▶ _Data extract_:
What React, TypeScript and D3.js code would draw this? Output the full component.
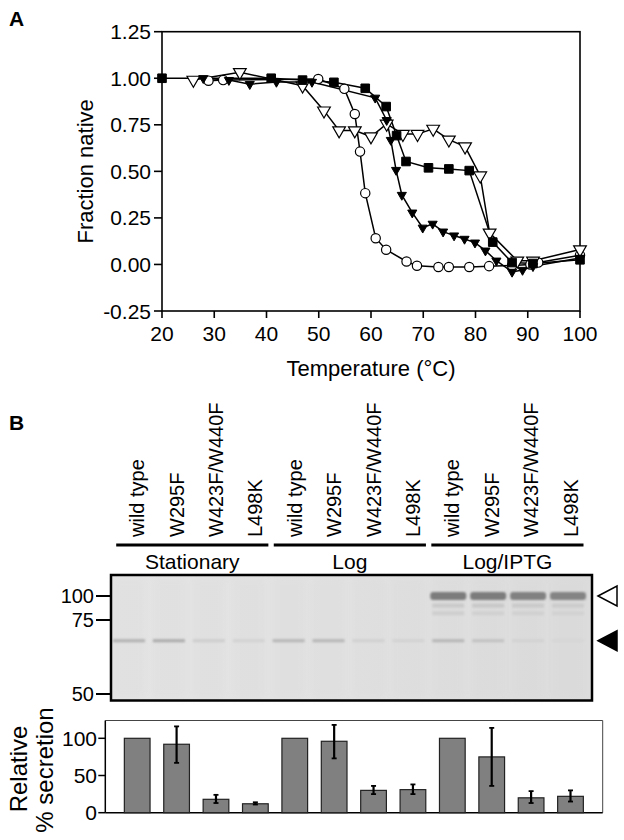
import React from 'react';
import * as d3 from 'd3';

// ---------- Panel A data ----------
const tempTicks = [20, 30, 40, 50, 60, 70, 80, 90, 100];
const fracTicks = [-0.25, 0, 0.25, 0.5, 0.75, 1.0, 1.25];

const squareT = [20, 40.9, 46.9, 52.9, 58.9, 62.9, 64.9, 66.7, 71.0, 74.9, 78.8, 83.3, 87, 91, 100];
const squareF = [1.0, 1.0, 0.99, 0.978, 0.946, 0.848, 0.692, 0.553, 0.519, 0.513, 0.504, 0.12, 0.01, 0.005, 0.025];

const circleT = [28.9, 31.7, 49.9, 54.9, 56.9, 57.9, 58.9, 60.9, 62.9, 66.8, 68.8, 72.9, 74.9, 78.8, 82.6, 87, 90.5, 92, 100];
const circleF = [0.987, 0.99, 0.996, 0.943, 0.808, 0.606, 0.383, 0.141, 0.079, 0.016, -0.007, -0.014, -0.014, -0.014, -0.009, -0.005, 0.0, 0.01, 0.05];

const filledTriT = [27.9, 32.8, 36.8, 41.9, 48.7, 60.8, 63.0, 63.8, 64.8, 65.9, 67.9, 69.9, 71.8, 73.8, 75.9, 77.9, 79.9, 81.9, 84, 87, 89, 91, 100];
const filledTriF = [1.0, 0.99, 0.968, 0.98, 0.98, 0.895, 0.775, 0.668, 0.507, 0.373, 0.278, 0.197, 0.218, 0.176, 0.155, 0.137, 0.117, 0.074, 0.02, -0.04, -0.03, -0.01, 0.035];

const openTriT = [26, 34.9, 46.9, 51, 53.9, 56.9, 60, 63, 66.1, 68.9, 71.9, 74.9, 78, 80.9, 82.7, 88, 91, 100];
const openTriF = [0.991, 1.032, 0.96, 0.826, 0.719, 0.719, 0.687, 0.755, 0.70, 0.70, 0.728, 0.67, 0.633, 0.477, 0.17, 0.02, 0.02, 0.08];

// ---------- Panel B data ----------
const laneLabels = ['wild type', 'W295F', 'W423F/W440F', 'L498K', 'wild type', 'W295F', 'W423F/W440F', 'L498K', 'wild type', 'W295F', 'W423F/W440F', 'L498K'];
const groupLabels = ['Stationary', 'Log', 'Log/IPTG'];
const kdaTicks = [100, 75, 50];
const band100 = [0, 0, 0, 0, 0, 0, 0, 0, 0.85, 0.85, 0.8, 0.78];
const band90 = [0, 0, 0, 0, 0, 0, 0, 0, 0.18, 0.2, 0.18, 0.16];
const band82 = [0, 0, 0, 0, 0, 0, 0, 0, 0.14, 0.12, 0.12, 0.1];
const band68 = [0.4, 0.45, 0.15, 0.1, 0.35, 0.35, 0.12, 0.1, 0.35, 0.25, 0.1, 0.08];
const secretion = [100, 92, 18, 12, 100, 96, 30, 31, 100, 75, 20, 22];
const errLow = [100, 67, 13, 11, 100, 73, 25, 25, 100, 36, 13, 15];
const errHigh = [100, 116, 24, 14, 100, 118, 36, 38, 100, 114, 29, 30];
const secTicks = [0, 50, 100];

const FONT = "'Liberation Sans', Arial, Helvetica, sans-serif";

export default function App() {
  // Panel A scales
  const x = d3.scaleLinear().domain([20, 100]).range([162, 580]);
  const y = d3.scaleLinear().domain([-0.25, 1.25]).range([311, 31.7]);
  const line = d3.line<[number, number]>().x(d => x(d[0])).y(d => y(d[1]));

  const zip = (a: number[], b: number[]) => a.map((v, i) => [v, b[i]] as [number, number]);
  const sq = zip(squareT, squareF);
  const ci = zip(circleT, circleF);
  const ft = zip(filledTriT, filledTriF);
  const ot = zip(openTriT, openTriF);

  const symSquare = d3.symbol().type(d3.symbolSquare).size(74)()!;
  const symCircle = d3.symbol().type(d3.symbolCircle).size(68)()!;
  const symTriOpen = d3.symbol().type(d3.symbolTriangle).size(70)()!;
  const symTriFilled = d3.symbol().type(d3.symbolTriangle).size(36)()!;

  // Panel B scales
  const idx = d3.range(laneLabels.length);
  const xb = d3.scalePoint<number>().domain(idx).range([137.2, 570.5]);
  const xg = d3.scalePoint<number>().domain(idx).range([129, 568]);
  const barW = 25.7;
  const kda = d3.scaleLinear().domain([100, 75, 50]).range([596, 620, 694]);
  const ys = d3.scaleLinear().domain([0, 100]).range([812.7, 738.3]);

  const gelL = 111, gelR = 592, gelT = 575, gelB = 700.5;
  const barL = 105.3, barR = 602.7, barT = 720.5;

  const bandColor = (v: number) => d3.interpolateRgb('#dedede', '#6a6a6a')(v);

  return (
    <svg width={624} height={840} style={{ position: 'absolute', left: 0, top: 0, background: '#fff' }} fontFamily={FONT}>
      <defs>
        <filter id="blur1" x="-20%" y="-200%" width="140%" height="500%">
          <feGaussianBlur stdDeviation="1.2 1.2" />
        </filter>
        <filter id="blur2" x="-20%" y="-20%" width="140%" height="140%">
          <feGaussianBlur stdDeviation="3" />
        </filter>
        <linearGradient id="gelbg" x1="0" x2="1" y1="0" y2="0">
          <stop offset="0" stopColor="#e5e5e5" />
          <stop offset="0.5" stopColor="#e2e2e2" />
          <stop offset="1" stopColor="#dcdcdc" />
        </linearGradient>
      </defs>

      {/* ---------------- Panel A ---------------- */}
      <text x={9} y={26} fontSize={21} fontWeight="bold">A</text>

      <rect x={x(20)} y={y(1.25)} width={x(100) - x(20)} height={y(-0.25) - y(1.25)} fill="none" stroke="#000" strokeWidth={1.6} />

      {fracTicks.map(t => (
        <g key={'yt' + t}>
          <line x1={x(20) - 8} x2={x(20)} y1={y(t)} y2={y(t)} stroke="#000" strokeWidth={1.6} />
          <text x={x(20) - 11} y={y(t)} dy="0.36em" textAnchor="end" fontSize={21}>{t.toFixed(2)}</text>
        </g>
      ))}
      {tempTicks.map(t => (
        <g key={'xt' + t}>
          <line x1={x(t)} x2={x(t)} y1={y(-0.25)} y2={y(-0.25) + 7} stroke="#000" strokeWidth={1.6} />
          <text x={x(t)} y={y(-0.25) + 30} textAnchor="middle" fontSize={21}>{t}</text>
        </g>
      ))}
      <text x={(x(20) + x(100)) / 2} y={376} textAnchor="middle" fontSize={22}>Temperature (°C)</text>
      <text transform={`translate(93,${(y(1.25) + y(-0.25)) / 2}) rotate(-90)`} textAnchor="middle" fontSize={22}>Fraction native</text>

      {[sq, ci, ft, ot].map((s, i) => (
        <path key={'ln' + i} d={line(s)!} fill="none" stroke="#000" strokeWidth={1.5} />
      ))}
      {ci.map((d, i) => (
        <path key={'c' + i} d={symCircle} transform={`translate(${x(d[0])},${y(d[1])})`} fill="#fff" stroke="#000" strokeWidth={1.2} />
      ))}
      {ot.map((d, i) => (
        <path key={'o' + i} d={symTriOpen} transform={`translate(${x(d[0])},${y(d[1])}) rotate(180)`} fill="#fff" stroke="#000" strokeWidth={1.2} />
      ))}
      {ft.map((d, i) => (
        <path key={'f' + i} d={symTriFilled} transform={`translate(${x(d[0])},${y(d[1])}) rotate(180)`} fill="#000" stroke="#000" strokeWidth={1} />
      ))}
      {sq.map((d, i) => (
        <path key={'s' + i} d={symSquare} transform={`translate(${x(d[0])},${y(d[1])})`} fill="#000" stroke="#000" strokeWidth={1} />
      ))}

      {/* ---------------- Panel B ---------------- */}
      <text x={9} y={430} fontSize={21} fontWeight="bold">B</text>

      {idx.map(i => (
        <text key={'ll' + i} transform={`translate(${xb(i)! + 7},537) rotate(-90)`} fontSize={20}>{laneLabels[i]}</text>
      ))}
      {groupLabels.map((g, gi) => {
        const a = xb(gi * 4)! - 21;
        const b = xb(gi * 4 + 3)! + 13;
        return (
          <g key={'g' + gi}>
            <line x1={a} x2={b} y1={545} y2={545} stroke="#000" strokeWidth={3} />
            <text x={(a + b) / 2} y={569} textAnchor="middle" fontSize={21}>{g}</text>
          </g>
        );
      })}

      {/* gel */}
      <rect x={gelL} y={gelT} width={gelR - gelL} height={gelB - gelT} fill="url(#gelbg)" />
      {idx.map(i => (
        <rect key={'lane' + i} x={xg(i)! - 17} y={gelT + 2} width={34} height={gelB - gelT - 4} fill="#d2d2d2" opacity={0.18} filter="url(#blur2)" />
      ))}
      {idx.map(i => band68[i] > 0 && (
        <rect key={'b68' + i} x={xg(i)! - 16} y={kda(68) - 1.5} width={32} height={3} fill={bandColor(band68[i])} filter="url(#blur1)" />
      ))}
      {idx.map(i => band82[i] > 0 && (
        <rect key={'b82' + i} x={xg(i)! - 16} y={kda(82) - 2} width={32} height={4} fill={bandColor(band82[i])} filter="url(#blur1)" />
      ))}
      {idx.map(i => band90[i] > 0 && (
        <rect key={'b90' + i} x={xg(i)! - 16} y={kda(90) - 2} width={32} height={4} fill={bandColor(band90[i])} filter="url(#blur1)" />
      ))}
      {idx.map(i => band100[i] > 0 && (
        <rect key={'b100' + i} x={xg(i)! - 18} y={kda(100) - 4} width={36} height={8} rx={3} fill={bandColor(band100[i])} filter="url(#blur1)" />
      ))}
      <rect x={gelL} y={gelT} width={gelR - gelL} height={gelB - gelT} fill="none" stroke="#000" strokeWidth={2.5} />
      {kdaTicks.map(k => (
        <g key={'k' + k}>
          <line x1={96} x2={gelL} y1={kda(k)} y2={kda(k)} stroke="#000" strokeWidth={2} />
          <text x={94} y={kda(k)} dy="0.36em" textAnchor="end" fontSize={20}>{k}</text>
        </g>
      ))}
      <path d={`M${gelR + 6},${kda(100)} L${gelR + 25},${kda(100) - 10} L${gelR + 25},${kda(100) + 10} Z`} fill="#fff" stroke="#000" strokeWidth={1.5} />
      <path d={`M${gelR + 6},${kda(68)} L${gelR + 25},${kda(68) - 10} L${gelR + 25},${kda(68) + 10} Z`} fill="#000" stroke="#000" strokeWidth={1.5} />

      {/* bar chart */}
      <path d={`M${barL},${barT} H${barR} V${ys(0)}`} fill="none" stroke="#444" strokeWidth={1} />
      <line x1={barL} x2={barR} y1={ys(0)} y2={ys(0)} stroke="#000" strokeWidth={1.5} />
      <line x1={barL} x2={barL} y1={barT} y2={ys(0)} stroke="#000" strokeWidth={1.5} />
      {secTicks.map(t => (
        <g key={'st' + t}>
          <line x1={barL - 7} x2={barL} y1={ys(t)} y2={ys(t)} stroke="#000" strokeWidth={1.5} />
          <text x={97} y={ys(t)} dy="0.36em" textAnchor="end" fontSize={21}>{t}</text>
        </g>
      ))}
      {idx.map(i => (
        <rect key={'bar' + i} x={xb(i)! - barW / 2} y={ys(secretion[i])} width={barW} height={ys(0) - ys(secretion[i])} fill="#808080" stroke="#222" strokeWidth={1.2} />
      ))}
      {idx.map(i => errHigh[i] - errLow[i] > 0.5 && (
        <g key={'err' + i}>
          <line x1={xb(i)} x2={xb(i)} y1={ys(errLow[i])} y2={ys(errHigh[i])} stroke="#000" strokeWidth={2.2} />
          <line x1={xb(i)! - 2.5} x2={xb(i)! + 2.5} y1={ys(errLow[i])} y2={ys(errLow[i])} stroke="#000" strokeWidth={1.8} />
          <line x1={xb(i)! - 2.5} x2={xb(i)! + 2.5} y1={ys(errHigh[i])} y2={ys(errHigh[i])} stroke="#000" strokeWidth={1.8} />
        </g>
      ))}
      <text transform={`translate(27,769) rotate(-90)`} textAnchor="middle" fontSize={24}>Relative</text>
      <text transform={`translate(53,770) rotate(-90)`} textAnchor="middle" fontSize={24}>% secretion</text>
    </svg>
  );
}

▶ _Problem description_: Exactly as written, please give again the lines from the beginning of the listing through the line containing "0.0, 0.01, 0.05];", inclusive, without any pictures.

▶ _Exercise result_:
What React, TypeScript and D3.js code would draw this? Output the full component.
import React from 'react';
import * as d3 from 'd3';

// ---------- Panel A data ----------
const tempTicks = [20, 30, 40, 50, 60, 70, 80, 90, 100];
const fracTicks = [-0.25, 0, 0.25, 0.5, 0.75, 1.0, 1.25];

const squareT = [20, 40.9, 46.9, 52.9, 58.9, 62.9, 64.9, 66.7, 71.0, 74.9, 78.8, 83.3, 87, 91, 100];
const squareF = [1.0, 1.0, 0.99, 0.978, 0.946, 0.848, 0.692, 0.553, 0.519, 0.513, 0.504, 0.12, 0.01, 0.005, 0.025];

const circleT = [28.9, 31.7, 49.9, 54.9, 56.9, 57.9, 58.9, 60.9, 62.9, 66.8, 68.8, 72.9, 74.9, 78.8, 82.6, 87, 90.5, 92, 100];
const circleF = [0.987, 0.99, 0.996, 0.943, 0.808, 0.606, 0.383, 0.141, 0.079, 0.016, -0.007, -0.014, -0.014, -0.014, -0.009, -0.005, 0.0, 0.01, 0.05];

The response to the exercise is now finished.